The exercise:
Every entry should be repeated exactly. Omit the pictures.

Task data:
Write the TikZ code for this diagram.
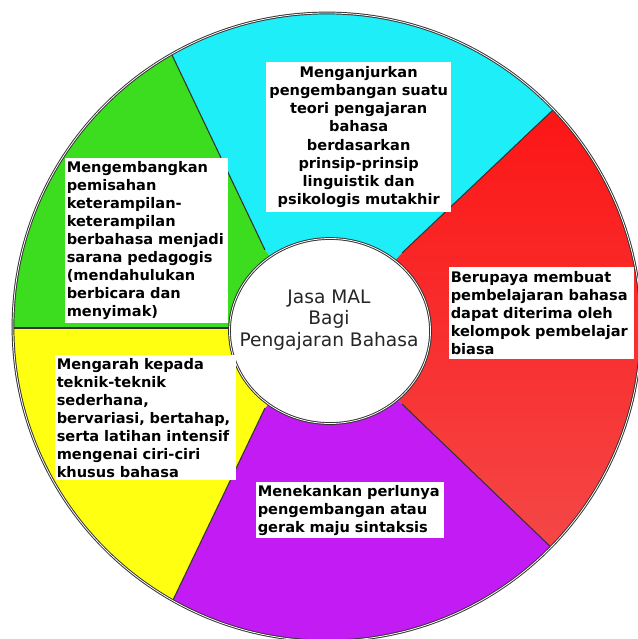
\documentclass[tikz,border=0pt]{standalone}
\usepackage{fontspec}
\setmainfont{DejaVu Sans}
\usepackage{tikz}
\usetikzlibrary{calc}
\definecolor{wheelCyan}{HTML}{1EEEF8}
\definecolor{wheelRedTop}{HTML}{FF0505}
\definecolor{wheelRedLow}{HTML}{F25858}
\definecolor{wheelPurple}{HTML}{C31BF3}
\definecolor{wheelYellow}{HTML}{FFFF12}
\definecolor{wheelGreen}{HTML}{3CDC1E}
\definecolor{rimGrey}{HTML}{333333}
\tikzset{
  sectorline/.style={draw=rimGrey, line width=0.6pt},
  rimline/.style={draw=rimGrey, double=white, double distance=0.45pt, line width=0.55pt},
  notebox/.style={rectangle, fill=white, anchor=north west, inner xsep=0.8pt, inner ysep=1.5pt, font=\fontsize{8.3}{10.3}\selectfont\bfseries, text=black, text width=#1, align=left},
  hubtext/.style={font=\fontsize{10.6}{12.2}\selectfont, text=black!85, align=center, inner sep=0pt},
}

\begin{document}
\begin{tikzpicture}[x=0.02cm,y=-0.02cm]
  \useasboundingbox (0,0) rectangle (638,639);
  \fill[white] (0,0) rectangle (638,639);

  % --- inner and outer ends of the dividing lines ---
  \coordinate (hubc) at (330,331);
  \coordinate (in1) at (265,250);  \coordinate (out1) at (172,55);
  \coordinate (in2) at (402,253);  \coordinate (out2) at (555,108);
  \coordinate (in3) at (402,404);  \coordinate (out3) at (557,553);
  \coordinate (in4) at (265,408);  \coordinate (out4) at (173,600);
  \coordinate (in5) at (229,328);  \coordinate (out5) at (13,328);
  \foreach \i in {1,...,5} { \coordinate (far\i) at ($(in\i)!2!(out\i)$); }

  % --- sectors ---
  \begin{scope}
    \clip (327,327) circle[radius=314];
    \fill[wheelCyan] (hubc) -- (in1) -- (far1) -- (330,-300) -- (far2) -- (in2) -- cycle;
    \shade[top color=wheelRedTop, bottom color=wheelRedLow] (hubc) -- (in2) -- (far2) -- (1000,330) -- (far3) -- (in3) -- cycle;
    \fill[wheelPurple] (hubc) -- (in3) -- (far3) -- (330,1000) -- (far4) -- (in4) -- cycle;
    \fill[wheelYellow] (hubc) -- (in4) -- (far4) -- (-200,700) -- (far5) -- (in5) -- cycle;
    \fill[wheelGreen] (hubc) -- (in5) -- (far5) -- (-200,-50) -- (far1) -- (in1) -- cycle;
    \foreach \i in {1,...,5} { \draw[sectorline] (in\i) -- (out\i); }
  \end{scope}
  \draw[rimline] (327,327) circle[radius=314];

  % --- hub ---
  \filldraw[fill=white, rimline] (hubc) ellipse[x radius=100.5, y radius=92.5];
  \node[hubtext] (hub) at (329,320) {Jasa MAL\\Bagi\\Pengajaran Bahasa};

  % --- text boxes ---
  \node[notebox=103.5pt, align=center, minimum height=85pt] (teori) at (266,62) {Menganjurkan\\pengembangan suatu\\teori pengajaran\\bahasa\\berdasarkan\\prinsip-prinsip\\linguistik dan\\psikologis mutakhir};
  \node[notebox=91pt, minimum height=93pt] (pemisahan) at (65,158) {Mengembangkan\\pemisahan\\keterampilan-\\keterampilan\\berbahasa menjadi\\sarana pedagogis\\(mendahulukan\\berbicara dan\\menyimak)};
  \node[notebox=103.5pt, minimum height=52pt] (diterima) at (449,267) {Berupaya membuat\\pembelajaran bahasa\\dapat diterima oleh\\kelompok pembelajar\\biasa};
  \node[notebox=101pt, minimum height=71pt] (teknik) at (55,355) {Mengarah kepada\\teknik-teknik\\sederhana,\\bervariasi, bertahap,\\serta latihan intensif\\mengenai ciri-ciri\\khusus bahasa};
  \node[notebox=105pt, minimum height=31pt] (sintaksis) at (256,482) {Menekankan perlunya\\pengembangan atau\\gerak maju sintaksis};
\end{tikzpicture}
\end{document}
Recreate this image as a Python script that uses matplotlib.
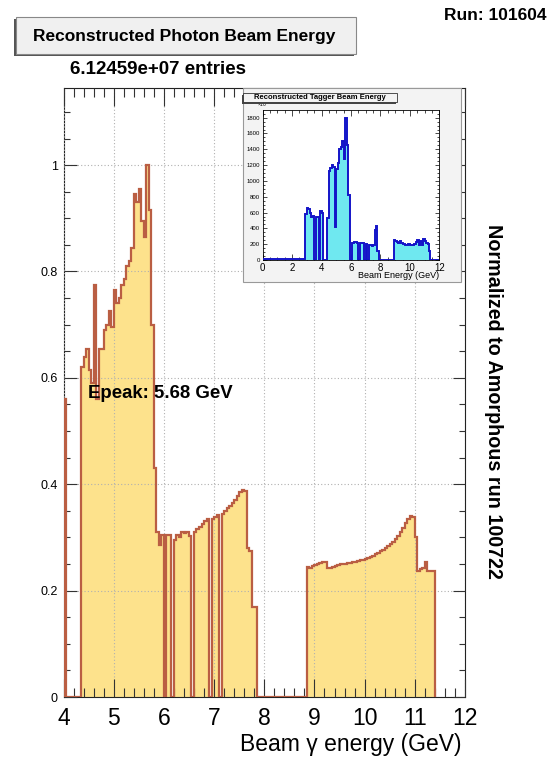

Response:
Write the TikZ code for this diagram.
\documentclass[tikz,border=0pt]{standalone}
\usepackage{fontspec}
\setmainfont{DejaVu Sans}
\usepackage{tikz}
\usetikzlibrary{calc}
\definecolor{wheelCyan}{HTML}{1EEEF8}
\definecolor{wheelRedTop}{HTML}{FF0505}
\definecolor{wheelRedLow}{HTML}{F25858}
\definecolor{wheelPurple}{HTML}{C31BF3}
\definecolor{wheelYellow}{HTML}{FFFF12}
\definecolor{wheelGreen}{HTML}{3CDC1E}
\definecolor{rimGrey}{HTML}{333333}
\tikzset{
  sectorline/.style={draw=rimGrey, line width=0.6pt},
  rimline/.style={draw=rimGrey, double=white, double distance=0.45pt, line width=0.55pt},
  notebox/.style={rectangle, fill=white, anchor=north west, inner xsep=0.8pt, inner ysep=1.5pt, font=\fontsize{8.3}{10.3}\selectfont\bfseries, text=black, text width=#1, align=left},
  hubtext/.style={font=\fontsize{10.6}{12.2}\selectfont, text=black!85, align=center, inner sep=0pt},
}

\begin{document}
\begin{tikzpicture}[x=0.02cm,y=-0.02cm]
  \useasboundingbox (0,0) rectangle (638,639);
  \fill[white] (0,0) rectangle (638,639);

  % --- inner and outer ends of the dividing lines ---
  \coordinate (hubc) at (330,331);
  \coordinate (in1) at (265,250);  \coordinate (out1) at (172,55);
  \coordinate (in2) at (402,253);  \coordinate (out2) at (555,108);
  \coordinate (in3) at (402,404);  \coordinate (out3) at (557,553);
  \coordinate (in4) at (265,408);  \coordinate (out4) at (173,600);
  \coordinate (in5) at (229,328);  \coordinate (out5) at (13,328);
  \foreach \i in {1,...,5} { \coordinate (far\i) at ($(in\i)!2!(out\i)$); }

  % --- sectors ---
  \begin{scope}
    \clip (327,327) circle[radius=314];
    \fill[wheelCyan] (hubc) -- (in1) -- (far1) -- (330,-300) -- (far2) -- (in2) -- cycle;
    \shade[top color=wheelRedTop, bottom color=wheelRedLow] (hubc) -- (in2) -- (far2) -- (1000,330) -- (far3) -- (in3) -- cycle;
    \fill[wheelPurple] (hubc) -- (in3) -- (far3) -- (330,1000) -- (far4) -- (in4) -- cycle;
    \fill[wheelYellow] (hubc) -- (in4) -- (far4) -- (-200,700) -- (far5) -- (in5) -- cycle;
    \fill[wheelGreen] (hubc) -- (in5) -- (far5) -- (-200,-50) -- (far1) -- (in1) -- cycle;
    \foreach \i in {1,...,5} { \draw[sectorline] (in\i) -- (out\i); }
  \end{scope}
  \draw[rimline] (327,327) circle[radius=314];

  % --- hub ---
  \filldraw[fill=white, rimline] (hubc) ellipse[x radius=100.5, y radius=92.5];
  \node[hubtext] (hub) at (329,320) {Jasa MAL\\Bagi\\Pengajaran Bahasa};

  % --- text boxes ---
  \node[notebox=103.5pt, align=center, minimum height=85pt] (teori) at (266,62) {Menganjurkan\\pengembangan suatu\\teori pengajaran\\bahasa\\berdasarkan\\prinsip-prinsip\\linguistik dan\\psikologis mutakhir};
  \node[notebox=91pt, minimum height=93pt] (pemisahan) at (65,158) {Mengembangkan\\pemisahan\\keterampilan-\\keterampilan\\berbahasa menjadi\\sarana pedagogis\\(mendahulukan\\berbicara dan\\menyimak)};
  \node[notebox=103.5pt, minimum height=52pt] (diterima) at (449,267) {Berupaya membuat\\pembelajaran bahasa\\dapat diterima oleh\\kelompok pembelajar\\biasa};
  \node[notebox=101pt, minimum height=71pt] (teknik) at (55,355) {Mengarah kepada\\teknik-teknik\\sederhana,\\bervariasi, bertahap,\\serta latihan intensif\\mengenai ciri-ciri\\khusus bahasa};
  \node[notebox=105pt, minimum height=31pt] (sintaksis) at (256,482) {Menekankan perlunya\\pengembangan atau\\gerak maju sintaksis};
\end{tikzpicture}
\end{document}
Recreate this image as a Python script that uses matplotlib.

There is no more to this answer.